Deutsche Bank retains a preference for aluminium, nickel, zinc and copper miners. The CBA analysts expect most mining and energy commodities will peak this quarter. Supply is expected to respond to higher prices, while demand will slow slightly in China.
Zinc prices have retreated on the London Metal Exchange, breaking a month-long run to the upside, and Macquarie, having flagged the current quarter as the peak for zinc prices for some time, assumes demand destruction and new mine supply will confront the structural deficit.
Fresh 10-year highs were hit briefly, at US$3400/t, accompanied by a steady draining of LME warehouses, although the broker points out that the LME is not the only location for zinc stockpiles globally.
The latest data signal that a large percentage of recent Chinese imports came from Spain, from what the broker suggests is a re-positioning of some of Glencore's Asturianas material to the bonded arena.
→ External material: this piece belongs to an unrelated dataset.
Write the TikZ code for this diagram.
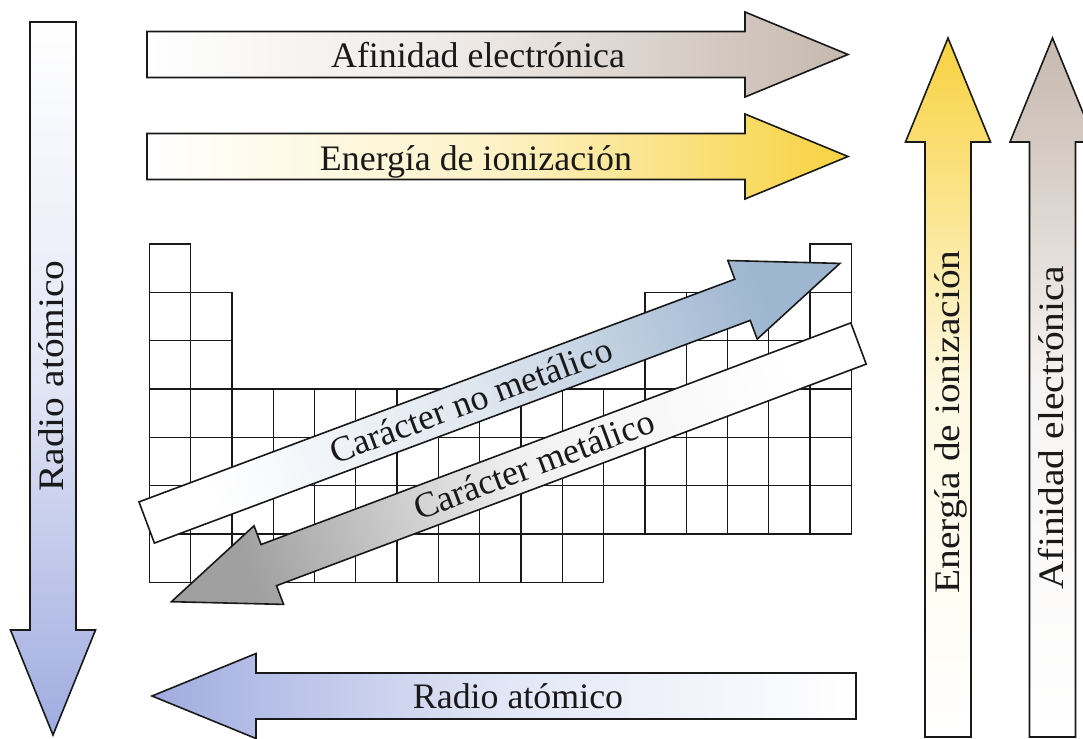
\documentclass[tikz,border=0pt]{standalone}
\usepackage{fontspec}
\setmainfont{Liberation Serif}
\definecolor{radio}{RGB}{160,172,224}
\definecolor{afin}{RGB}{198,184,174}
\definecolor{ener}{RGB}{248,210,64}
\definecolor{nomet}{RGB}{158,182,208}
\definecolor{metal}{RGB}{160,160,160}
\definecolor{ink}{RGB}{25,25,25}
\tikzset{
  arrowshape/.style={draw=ink, line width=1.6bp, line join=miter},
  cellbox/.style={draw=ink, line width=1.35bp},
  lab/.style={font=\fontsize{36}{40}\selectfont, inner sep=0pt, anchor=base, text=ink},
  vlab/.style={lab, rotate=90, xscale=1.1},
  dlab/.style={lab, rotate=20.5},
}
\begin{document}
\begin{tikzpicture}[x=1bp,y=-1bp]
\useasboundingbox[fill=white] (0,0) rectangle (1083,739);
% periodic table grid
\foreach \r/\cs in {0/{0,16},1/{0,1,12,13,14,15,16},2/{0,1,12,13,14,15,16},3/{0,...,16},4/{0,...,16},5/{0,...,16},6/{0,...,10}}{
  \foreach \c in \cs {
    \draw[cellbox] ({149.3+41.3*\c},{244+48.36*\r}) rectangle ++(41.3,48.36);
  }
}
% left vertical: Radio atomico (down)
\shadedraw[arrowshape, top color=white, bottom color=radio, middle color=radio!30!white]
  (30,22) -- (76,22) -- (76,630) -- (95.5,630) -- (53,735) -- (10.5,630) -- (30,630) -- cycle;
% top horizontal: Afinidad electronica
\shadedraw[arrowshape, left color=white, right color=afin, middle color=afin!35!white]
  (147,31.5) -- (745,31.5) -- (745,12) -- (848,54.5) -- (745,97) -- (745,77.5) -- (147,77.5) -- cycle;
% second horizontal: Energia de ionizacion
\shadedraw[arrowshape, left color=white, right color=ener, middle color=ener!30!white]
  (147,133.5) -- (745,133.5) -- (745,114) -- (848,156.5) -- (745,199) -- (745,179.5) -- (147,179.5) -- cycle;
% bottom horizontal: Radio atomico (left)
\shadedraw[arrowshape, left color=radio, right color=white, middle color=radio!30!white]
  (856,673) -- (256,673) -- (256,653.5) -- (152,696) -- (256,738.5) -- (256,719) -- (856,719) -- cycle;
% right vertical: Energia de ionizacion (up)
\shadedraw[arrowshape, top color=ener, bottom color=white, middle color=ener!15!white]
  (925,737) -- (925,142) -- (905.5,142) -- (948,38) -- (990.5,142) -- (971,142) -- (971,737) -- cycle;
% right vertical: Afinidad electronica (up)
\shadedraw[arrowshape, top color=afin, bottom color=white, middle color=afin!15!white]
  (1029.5,737) -- (1029.5,142) -- (1010,142) -- (1052.5,38) -- (1095,142) -- (1075.5,142) -- (1075.5,737) -- cycle;
% diagonal: Caracter no metalico (up-right)
\shadedraw[arrowshape, top color=nomet, bottom color=white, middle color=nomet!35!white, shading angle=-69.5]
  (139.0,501.9) -- (734.8,279.2) -- (727.8,260.5) -- (839.9,263.4) -- (757.2,339.1) -- (750.2,320.4) -- (154.4,543.1) -- cycle;
% diagonal: Caracter metalico (down-left)
\shadedraw[arrowshape, top color=metal, bottom color=white, middle color=metal!15!white, shading angle=110.6]
  (850.8,322.9) -- (261.1,544.5) -- (254.0,525.8) -- (171.4,601.7) -- (283.6,604.4) -- (276.5,585.7) -- (866.2,364.1) -- cycle;
% labels
\node[lab] (afh) at (478,68) {Afinidad electrónica};
\node[lab] (enh) at (476,170) {Energía de ionización};
\node[lab] (rah) at (518,708) {Radio atómico};
\node[vlab] (rav) at (63,376) {Radio atómico};
\node[vlab] (env) at (959,422) {Energía de ionización};
\node[vlab] (afv) at (1063,428) {Afinidad electrónica};
\node[dlab] (nom) at (475,412) {Carácter no metálico};
\node[dlab] (met) at (538,476) {Carácter metálico};
\end{tikzpicture}
\end{document}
Hence, a short-term pullback for zinc is seen becoming more likely, before a renewed pick up in Chinese galvanising activity and seasonal demand in March.
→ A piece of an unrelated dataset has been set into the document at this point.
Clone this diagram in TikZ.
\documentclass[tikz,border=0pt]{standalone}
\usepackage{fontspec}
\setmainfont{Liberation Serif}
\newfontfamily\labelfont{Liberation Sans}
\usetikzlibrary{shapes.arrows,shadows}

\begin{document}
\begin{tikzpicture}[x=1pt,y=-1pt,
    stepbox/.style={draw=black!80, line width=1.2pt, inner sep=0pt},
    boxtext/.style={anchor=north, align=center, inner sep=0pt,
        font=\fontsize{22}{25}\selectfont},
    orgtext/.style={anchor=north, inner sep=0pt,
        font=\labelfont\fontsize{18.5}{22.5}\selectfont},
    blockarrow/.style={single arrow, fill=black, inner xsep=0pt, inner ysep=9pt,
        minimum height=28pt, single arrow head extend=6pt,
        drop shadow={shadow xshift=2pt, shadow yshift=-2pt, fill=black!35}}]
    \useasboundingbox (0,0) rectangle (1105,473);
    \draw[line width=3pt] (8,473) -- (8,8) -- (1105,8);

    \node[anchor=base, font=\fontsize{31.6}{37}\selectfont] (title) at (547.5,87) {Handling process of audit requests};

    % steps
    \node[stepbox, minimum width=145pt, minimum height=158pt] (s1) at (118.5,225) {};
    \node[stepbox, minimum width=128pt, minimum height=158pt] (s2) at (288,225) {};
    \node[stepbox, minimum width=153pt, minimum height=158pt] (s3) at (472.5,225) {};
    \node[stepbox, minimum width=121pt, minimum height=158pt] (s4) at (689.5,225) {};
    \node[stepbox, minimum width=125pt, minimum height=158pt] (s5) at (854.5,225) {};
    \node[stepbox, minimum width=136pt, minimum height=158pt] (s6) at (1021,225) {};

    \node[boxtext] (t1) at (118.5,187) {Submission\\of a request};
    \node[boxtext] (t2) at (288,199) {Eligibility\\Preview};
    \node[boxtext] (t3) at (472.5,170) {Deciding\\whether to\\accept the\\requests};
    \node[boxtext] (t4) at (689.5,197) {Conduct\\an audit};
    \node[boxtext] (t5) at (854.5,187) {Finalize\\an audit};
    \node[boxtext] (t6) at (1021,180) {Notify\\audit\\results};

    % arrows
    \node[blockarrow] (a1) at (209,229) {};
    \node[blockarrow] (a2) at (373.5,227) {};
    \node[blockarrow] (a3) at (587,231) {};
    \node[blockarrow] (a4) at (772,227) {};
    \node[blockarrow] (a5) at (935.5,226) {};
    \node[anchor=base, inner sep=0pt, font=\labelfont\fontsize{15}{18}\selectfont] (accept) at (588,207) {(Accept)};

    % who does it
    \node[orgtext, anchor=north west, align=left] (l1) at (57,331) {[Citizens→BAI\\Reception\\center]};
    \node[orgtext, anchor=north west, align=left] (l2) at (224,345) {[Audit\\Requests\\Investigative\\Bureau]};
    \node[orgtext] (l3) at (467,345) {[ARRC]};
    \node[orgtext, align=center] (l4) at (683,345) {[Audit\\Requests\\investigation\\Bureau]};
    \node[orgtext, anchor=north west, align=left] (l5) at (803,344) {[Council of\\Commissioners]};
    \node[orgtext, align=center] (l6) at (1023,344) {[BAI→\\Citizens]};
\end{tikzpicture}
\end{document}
Timing is critical, the broker warns, and later in the year an orderly unwinding of fundamentals on either side of the supply/demand equation should ensure the market becomes more balanced.
Glencore appears committed to reintroducing tonnage carefully, while Chinese mine supply has struggled to grow. Macquarie observes many other new entrants have challenges which may result in weak initial output.
On the demand side, galvanising (60% of demand) appears undisturbed by price levels and there are few appropriate substitutes for chemicals (9%), while brass demand (11%) remains more a function of copper prices and fashion.
Iron Ore & Steel
Deutsche Bank's base case in 2018 is for flat steel demand and a modest -1% reduction in seaborne demand for iron ore. Seaborne supply is expected to increase by around 2%, mostly stemming from increases in production from the major miners.
This should increase the market surplus to around 65mt, even with further reductions in Chinese domestic iron ore production. Chinese steel production is expected to increase from March, and both steel and iron ore prices are expected to retrace from current levels.